### Your goal
Reproduce the listing below in full and without alteration, apart from its pictures.

### Given records

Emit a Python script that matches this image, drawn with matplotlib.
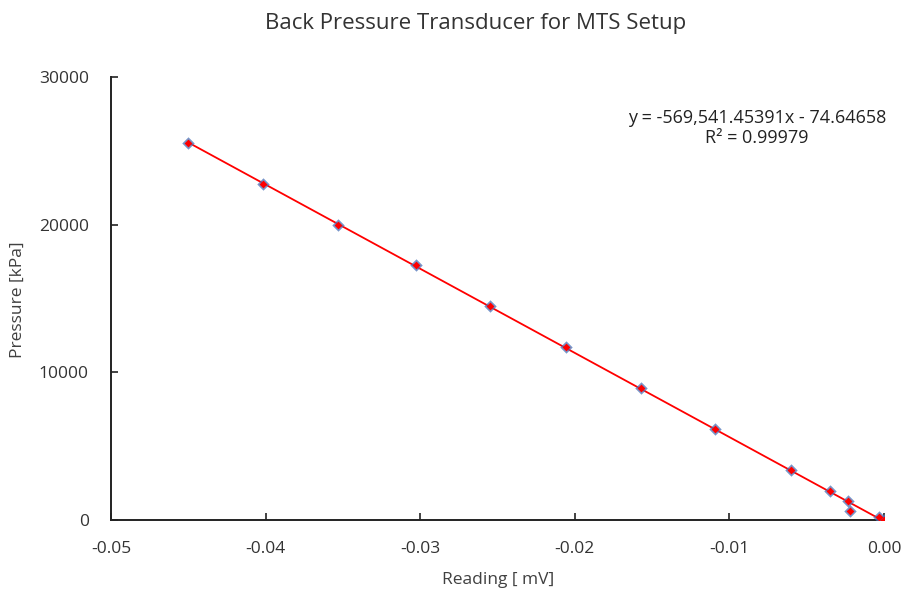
import numpy as np
import matplotlib.pyplot as plt

plt.rcParams["font.family"] = ["Open Sans", "DejaVu Sans"]

# readings [mV] and pressures [kPa]
reading = [-0.0450, -0.0402, -0.0353, -0.0303, -0.0255, -0.0206, -0.0157,
           -0.0109, -0.0060, -0.0035, -0.0023, -0.0022, -0.0003, 0.0000]
pressure = [25530, 22750, 20000, 17270, 14490, 11720, 8940,
            6160, 3390, 1980, 1310, 590, 220, 0]

x_ticks = [-0.05, -0.04, -0.03, -0.02, -0.01, 0.0]
x_tick_labels = ["-0.05", "-0.04", "-0.03", "-0.02", "-0.01", "0.00"]
y_ticks = [0, 10000, 20000, 30000]
y_tick_labels = ["0", "10000", "20000", "30000"]

eq_text = "y = -569,541.45391x - 74.64658\nR\u00b2 = 0.99979"


def main() -> None:
    fig = plt.figure(figsize=(9.13, 5.95), dpi=100)
    ax = fig.add_axes([111 / 913, 1 - 520 / 595, 773 / 913, 443 / 595])

    x = np.array(reading)
    y = np.array(pressure)
    slope, intercept = np.polyfit(x, y, 1)
    xs = np.array([x.min(), x.max()])
    ax.plot(xs, slope * xs + intercept, color="red", lw=1.3, zorder=2)

    ax.scatter(x, y, marker="D", s=40, color="#4a72b8", alpha=0.75, zorder=3,
               linewidths=0)
    ax.scatter(x, y, marker="D", s=16, color="red", zorder=4, linewidths=0)

    ax.set_xlim(-0.05, 0.0)
    ax.set_ylim(0, 30000)
    ax.set_xticks(x_ticks)
    ax.set_xticklabels(x_tick_labels)
    ax.set_yticks(y_ticks)
    ax.set_yticklabels(y_tick_labels)
    ax.tick_params(direction="in", length=5, width=1.2, labelsize=12.5,
                   colors="#222222", labelcolor="#333333")
    ax.tick_params(axis="x", pad=15)
    ax.tick_params(axis="y", pad=16)

    for side in ["top", "right"]:
        ax.spines[side].set_visible(False)
    for side in ["left", "bottom"]:
        ax.spines[side].set_color("#222222")
        ax.spines[side].set_linewidth(1.4)

    fig.text(498 / 913, 1 - 580 / 595, "Reading [ mV]", ha="center",
             va="center", fontsize=12.5, color="#404040")
    fig.text(18 / 913, 1 - 300 / 595, "Pressure [kPa]", ha="center",
             va="center", rotation=90, fontsize=12.5, color="#404040")
    fig.text(476 / 913, 1 - 23 / 595, "Back Pressure Transducer for MTS Setup",
             ha="center", va="center", fontsize=16, color="#333333")
    fig.text(757 / 913, 1 - 128 / 595, eq_text, ha="center", va="center",
             multialignment="center", fontsize=13, color="#222222",
             linespacing=1.15)

    fig.savefig("out.png", dpi=100)
    plt.close(fig)


if __name__ == "__main__":
    main()
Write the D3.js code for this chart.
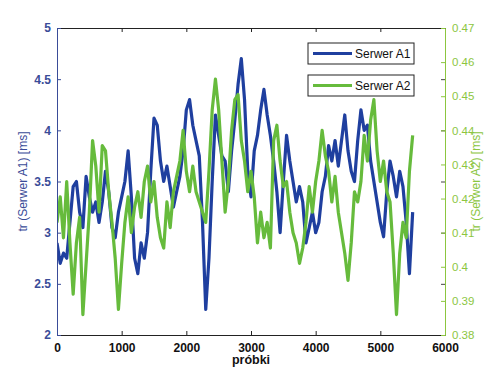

### Reply
Emit a Python script that matches this image, drawn with matplotlib.
import numpy as np
import matplotlib.pyplot as plt

plt.rcParams["font.family"] = ["Open Sans", "DejaVu Sans"]

# readings [mV] and pressures [kPa]
reading = [-0.0450, -0.0402, -0.0353, -0.0303, -0.0255, -0.0206, -0.0157,
           -0.0109, -0.0060, -0.0035, -0.0023, -0.0022, -0.0003, 0.0000]
pressure = [25530, 22750, 20000, 17270, 14490, 11720, 8940,
            6160, 3390, 1980, 1310, 590, 220, 0]

x_ticks = [-0.05, -0.04, -0.03, -0.02, -0.01, 0.0]
x_tick_labels = ["-0.05", "-0.04", "-0.03", "-0.02", "-0.01", "0.00"]
y_ticks = [0, 10000, 20000, 30000]
y_tick_labels = ["0", "10000", "20000", "30000"]

eq_text = "y = -569,541.45391x - 74.64658\nR\u00b2 = 0.99979"


def main() -> None:
    fig = plt.figure(figsize=(9.13, 5.95), dpi=100)
    ax = fig.add_axes([111 / 913, 1 - 520 / 595, 773 / 913, 443 / 595])

    x = np.array(reading)
    y = np.array(pressure)
    slope, intercept = np.polyfit(x, y, 1)
    xs = np.array([x.min(), x.max()])
    ax.plot(xs, slope * xs + intercept, color="red", lw=1.3, zorder=2)

    ax.scatter(x, y, marker="D", s=40, color="#4a72b8", alpha=0.75, zorder=3,
               linewidths=0)
    ax.scatter(x, y, marker="D", s=16, color="red", zorder=4, linewidths=0)

    ax.set_xlim(-0.05, 0.0)
    ax.set_ylim(0, 30000)
    ax.set_xticks(x_ticks)
    ax.set_xticklabels(x_tick_labels)
    ax.set_yticks(y_ticks)
    ax.set_yticklabels(y_tick_labels)
    ax.tick_params(direction="in", length=5, width=1.2, labelsize=12.5,
                   colors="#222222", labelcolor="#333333")
    ax.tick_params(axis="x", pad=15)
    ax.tick_params(axis="y", pad=16)

    for side in ["top", "right"]:
        ax.spines[side].set_visible(False)
    for side in ["left", "bottom"]:
        ax.spines[side].set_color("#222222")
        ax.spines[side].set_linewidth(1.4)

    fig.text(498 / 913, 1 - 580 / 595, "Reading [ mV]", ha="center",
             va="center", fontsize=12.5, color="#404040")
    fig.text(18 / 913, 1 - 300 / 595, "Pressure [kPa]", ha="center",
             va="center", rotation=90, fontsize=12.5, color="#404040")
    fig.text(476 / 913, 1 - 23 / 595, "Back Pressure Transducer for MTS Setup",
             ha="center", va="center", fontsize=16, color="#333333")
    fig.text(757 / 913, 1 - 128 / 595, eq_text, ha="center", va="center",
             multialignment="center", fontsize=13, color="#222222",
             linespacing=1.15)

    fig.savefig("out.png", dpi=100)
    plt.close(fig)


if __name__ == "__main__":
    main()
Write the D3.js code for this chart.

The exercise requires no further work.